In today’s data-driven world, the ability to effectively manage and process large amounts of data is critical for organizations across all industries. As businesses increasingly rely on data for decision-making, the need for specialized roles in data management has grown. One such role is that of a Big Data Engineer.
Big Data Engineers play a crucial part in enabling companies to harness the power of data for analytical purposes, often working with complex tools and frameworks to build scalable and efficient data systems.
Who is a Big Data Engineer?
A Big Data Engineer is an expert responsible for designing, building, and maintaining the architecture that allows large sets of data to be processed and analyzed. They work with tools like Hadoop, Apache Spark, Kafka, and other big data technologies to create systems that can store and process vast amounts of information. Their work supports data scientists and analysts by preparing data for analysis, ensuring data availability, and ensuring the systems can scale as data grows.
How Much Does a Big Data Engineer Earn?
The salary of a Big Data Engineer can vary depending on factors like experience, location, industry, and company. According to Glassdoor, a Big Data Engineer can earn between $105,000 and $156,000, but on average, Big Data Engineers earn $127,000 annually.
Role of a Big Data Engineer?
The role of a Big Data Engineer typically involves several key responsibilities:
- Data Pipeline Development: Building and optimizing data pipelines that handle large-scale data processing.

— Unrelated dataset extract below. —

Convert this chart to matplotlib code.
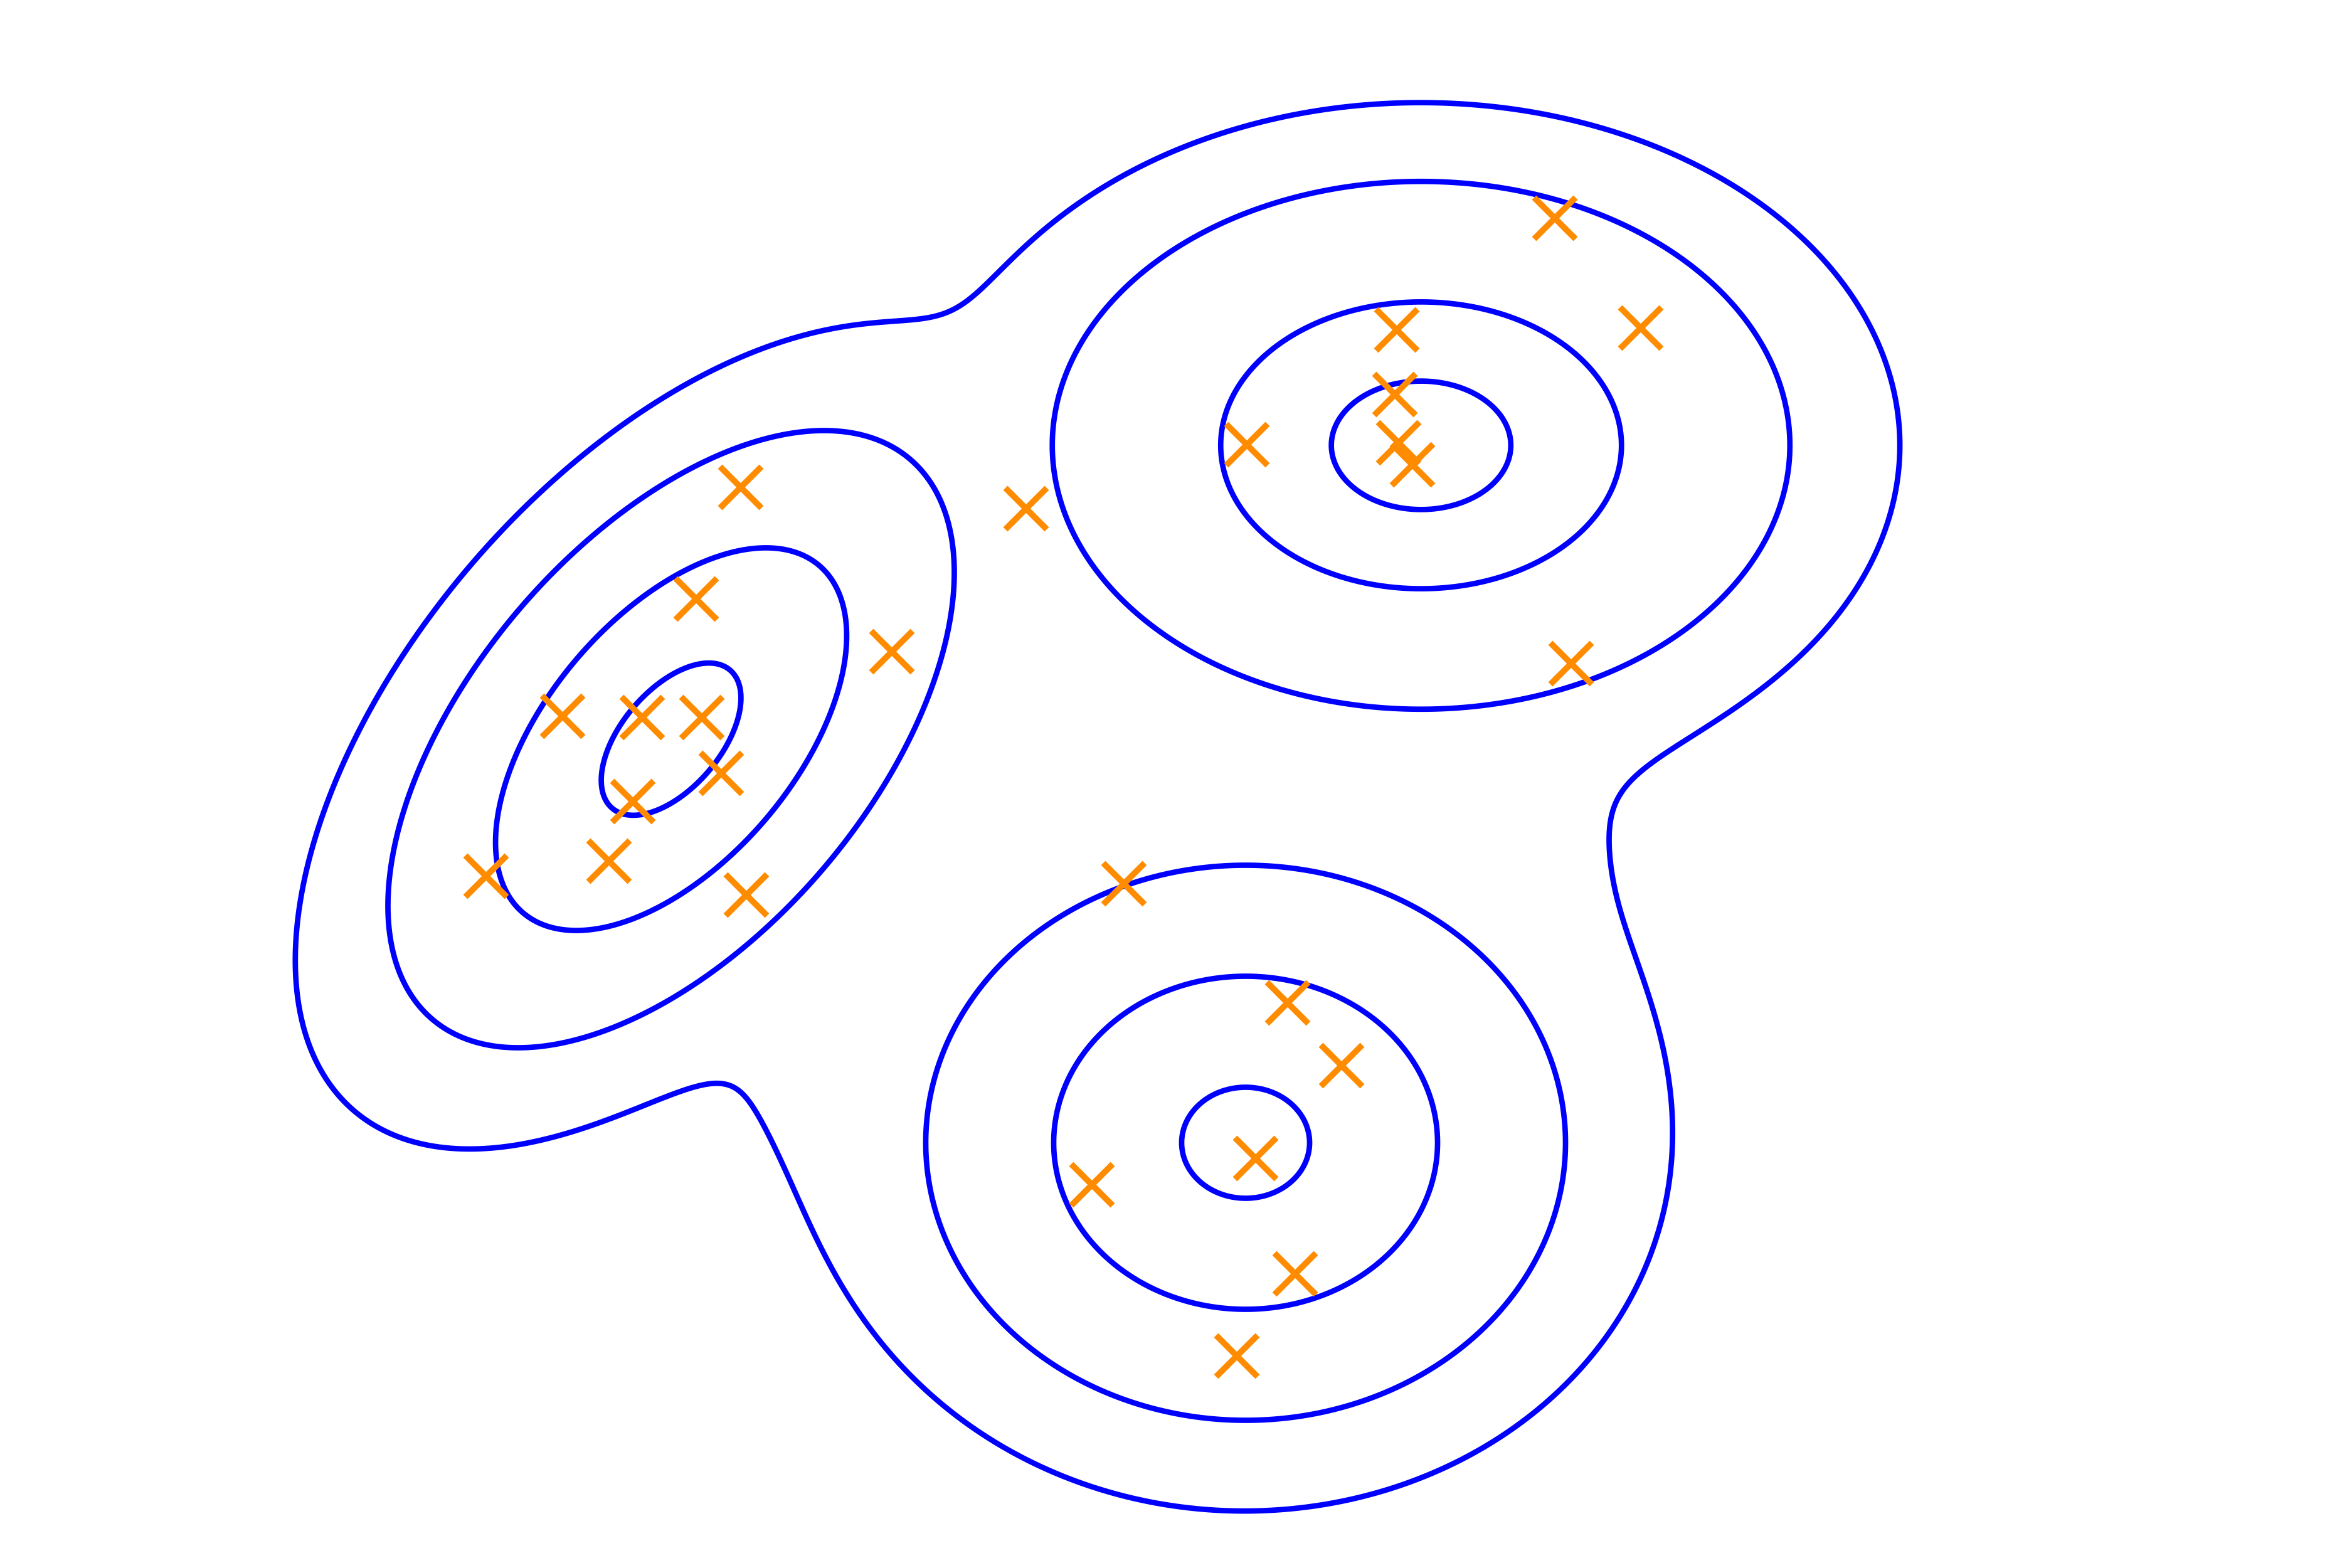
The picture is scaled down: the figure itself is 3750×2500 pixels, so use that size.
import numpy as np
import matplotlib.pyplot as plt

# ---------------------------------------------------------------------------
# Gaussian mixture (units = inches of the 15x10 canvas)
# order: left cluster, top-right cluster, bottom cluster, broad background
# ---------------------------------------------------------------------------
means_x = [4.28, 9.063, 7.944, 7.27]
means_y = [5.286, 7.16, 2.712, 4.643]
sigma_x = [0.602, 0.784, 0.680, 1.244]
sigma_y = [0.656, 0.561, 0.590, 1.244]
rho     = [0.54, 0.0, 0.0, 0.0]
weights = [0.323, 0.304, 0.374, 0.0092]

# Mahalanobis radii of the drawn ellipses (first three components only)
contour_sigmas = [
    [0.74, 1.86, 3.0],
    [0.73, 1.63, 3.0],
    [0.60, 1.80, 3.0],
]

# density level of the outer envelope around all clusters
envelope_level = 5.6e-5

# observed data points
pts_x = [4.724, 4.438, 5.686, 3.588, 4.095, 4.474, 4.598, 4.036, 3.882, 3.099, 4.760,
         6.544,
         9.916, 10.464, 8.908, 8.895, 7.952, 8.921, 9.007, 10.021,
         7.167, 8.212, 8.555, 8.009, 6.965, 8.258, 7.889]
pts_y = [6.891, 6.181, 5.846, 5.431, 5.423, 5.423, 5.070, 4.888, 4.507, 4.414, 4.293,
         6.756,
         8.610, 7.909, 7.898, 7.485, 7.163, 7.175, 7.037, 5.767,
         4.365, 3.606, 3.204, 2.613, 2.443, 1.878, 1.352]

LINE_COLOR = '#0000ff'
POINT_COLOR = '#ff8c00'


def mahalanobis(X, Y, k):
    dx = (X - means_x[k]) / sigma_x[k]
    dy = (Y - means_y[k]) / sigma_y[k]
    r = rho[k]
    return np.sqrt((dx**2 - 2 * r * dx * dy + dy**2) / (1 - r**2))


def component_pdf(X, Y, k):
    d = mahalanobis(X, Y, k)
    norm = 2 * np.pi * sigma_x[k] * sigma_y[k] * np.sqrt(1 - rho[k]**2)
    return weights[k] * np.exp(-0.5 * d**2) / norm


xs = np.linspace(0, 15, 1500)
ys = np.linspace(0, 10, 1000)
X, Y = np.meshgrid(xs, ys)

fig = plt.figure(figsize=(15, 10), dpi=250)
ax = fig.add_axes([0, 0, 1, 1])

density = np.zeros_like(X)
for k in range(len(weights)):
    density += component_pdf(X, Y, k)

for k, radii in enumerate(contour_sigmas):
    ax.contour(X, Y, mahalanobis(X, Y, k), levels=radii,
               colors=LINE_COLOR, linewidths=2.5)

ax.contour(X, Y, density, levels=[envelope_level],
           colors=LINE_COLOR, linewidths=2.5)

ax.plot(pts_x, pts_y, 'x', color=POINT_COLOR, ms=19, mew=2.8, zorder=3)

ax.set_xlim(0, 15)
ax.set_ylim(0, 10)
ax.axis('off')

fig.savefig('out.png', dpi=250)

- Data Integration: Integrating data from various sources such as databases, APIs, and real-time data streams into centralized storage systems.

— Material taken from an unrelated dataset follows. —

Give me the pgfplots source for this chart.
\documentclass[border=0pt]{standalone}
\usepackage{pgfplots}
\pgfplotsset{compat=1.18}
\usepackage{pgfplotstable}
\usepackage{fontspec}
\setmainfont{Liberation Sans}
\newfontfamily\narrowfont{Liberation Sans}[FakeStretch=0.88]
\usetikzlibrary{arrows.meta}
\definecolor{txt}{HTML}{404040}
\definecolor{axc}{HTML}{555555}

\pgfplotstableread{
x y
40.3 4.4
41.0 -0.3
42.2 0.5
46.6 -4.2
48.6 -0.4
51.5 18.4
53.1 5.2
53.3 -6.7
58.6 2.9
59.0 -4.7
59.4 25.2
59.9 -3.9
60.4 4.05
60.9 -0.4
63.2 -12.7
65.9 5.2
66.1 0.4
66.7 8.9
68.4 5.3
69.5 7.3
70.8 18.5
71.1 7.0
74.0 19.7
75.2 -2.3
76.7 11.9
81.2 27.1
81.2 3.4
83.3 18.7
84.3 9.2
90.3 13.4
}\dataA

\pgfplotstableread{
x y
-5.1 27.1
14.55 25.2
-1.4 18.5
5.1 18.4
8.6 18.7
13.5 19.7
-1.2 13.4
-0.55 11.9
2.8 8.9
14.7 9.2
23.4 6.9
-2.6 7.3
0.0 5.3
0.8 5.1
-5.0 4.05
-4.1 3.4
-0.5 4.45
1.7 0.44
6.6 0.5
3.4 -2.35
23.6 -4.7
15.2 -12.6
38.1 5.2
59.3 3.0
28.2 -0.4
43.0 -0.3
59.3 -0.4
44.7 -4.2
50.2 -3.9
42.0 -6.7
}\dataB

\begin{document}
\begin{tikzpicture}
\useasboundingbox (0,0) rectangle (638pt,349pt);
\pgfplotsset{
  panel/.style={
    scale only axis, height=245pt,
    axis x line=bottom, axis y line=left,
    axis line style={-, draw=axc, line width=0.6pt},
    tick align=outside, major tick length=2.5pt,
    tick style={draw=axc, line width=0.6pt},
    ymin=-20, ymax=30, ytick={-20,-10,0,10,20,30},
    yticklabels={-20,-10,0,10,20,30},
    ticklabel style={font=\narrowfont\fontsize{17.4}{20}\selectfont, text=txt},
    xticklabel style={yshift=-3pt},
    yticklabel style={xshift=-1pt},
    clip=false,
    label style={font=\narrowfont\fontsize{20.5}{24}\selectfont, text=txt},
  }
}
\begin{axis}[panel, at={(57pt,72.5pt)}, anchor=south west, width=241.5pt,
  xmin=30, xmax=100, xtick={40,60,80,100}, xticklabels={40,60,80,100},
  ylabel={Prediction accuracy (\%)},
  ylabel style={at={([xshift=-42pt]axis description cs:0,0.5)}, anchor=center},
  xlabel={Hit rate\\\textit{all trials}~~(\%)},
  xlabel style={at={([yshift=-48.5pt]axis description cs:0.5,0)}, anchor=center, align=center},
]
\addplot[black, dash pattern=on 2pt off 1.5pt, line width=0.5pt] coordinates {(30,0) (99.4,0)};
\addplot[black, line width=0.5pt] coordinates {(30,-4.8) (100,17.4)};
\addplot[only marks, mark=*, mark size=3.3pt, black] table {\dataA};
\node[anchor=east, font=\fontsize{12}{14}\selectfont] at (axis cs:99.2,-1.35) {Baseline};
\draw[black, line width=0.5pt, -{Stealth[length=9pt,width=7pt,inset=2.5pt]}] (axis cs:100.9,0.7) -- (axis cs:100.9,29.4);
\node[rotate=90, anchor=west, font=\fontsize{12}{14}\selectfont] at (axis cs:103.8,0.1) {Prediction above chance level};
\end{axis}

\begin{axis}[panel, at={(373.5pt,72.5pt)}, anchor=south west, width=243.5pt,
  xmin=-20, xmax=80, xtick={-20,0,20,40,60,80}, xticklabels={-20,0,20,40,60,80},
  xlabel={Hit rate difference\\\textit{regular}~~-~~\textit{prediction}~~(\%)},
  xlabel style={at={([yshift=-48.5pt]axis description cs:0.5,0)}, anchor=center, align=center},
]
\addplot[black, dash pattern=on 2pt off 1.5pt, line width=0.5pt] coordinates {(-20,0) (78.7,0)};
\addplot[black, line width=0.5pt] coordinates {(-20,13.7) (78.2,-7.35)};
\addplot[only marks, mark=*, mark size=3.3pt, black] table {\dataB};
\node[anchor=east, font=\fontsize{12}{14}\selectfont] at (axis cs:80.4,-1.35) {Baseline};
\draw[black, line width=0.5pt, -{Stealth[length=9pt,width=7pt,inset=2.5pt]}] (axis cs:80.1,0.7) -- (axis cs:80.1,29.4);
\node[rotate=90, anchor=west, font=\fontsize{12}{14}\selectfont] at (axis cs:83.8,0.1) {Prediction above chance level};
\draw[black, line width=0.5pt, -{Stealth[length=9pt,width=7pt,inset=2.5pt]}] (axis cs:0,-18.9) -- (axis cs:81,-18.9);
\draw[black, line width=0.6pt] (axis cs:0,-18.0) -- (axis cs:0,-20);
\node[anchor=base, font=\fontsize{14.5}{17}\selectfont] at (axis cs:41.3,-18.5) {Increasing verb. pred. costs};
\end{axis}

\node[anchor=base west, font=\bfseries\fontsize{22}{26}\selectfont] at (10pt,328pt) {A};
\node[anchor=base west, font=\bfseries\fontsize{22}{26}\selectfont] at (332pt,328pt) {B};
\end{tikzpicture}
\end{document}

- Data Storage Management: Managing distributed data storage systems like Hadoop HDFS, Amazon S3, or cloud-based storage.
- Data Processing: Using tools like Apache Spark, Hadoop, and Kafka to process data in real-time or batch modes.
- Data Quality and Governance: Ensuring that data is clean, accurate, and complies with governance and privacy regulations.
- Collaboration: Working closely with data scientists, analysts, and business teams to understand data needs and provide them with usable, high-quality data.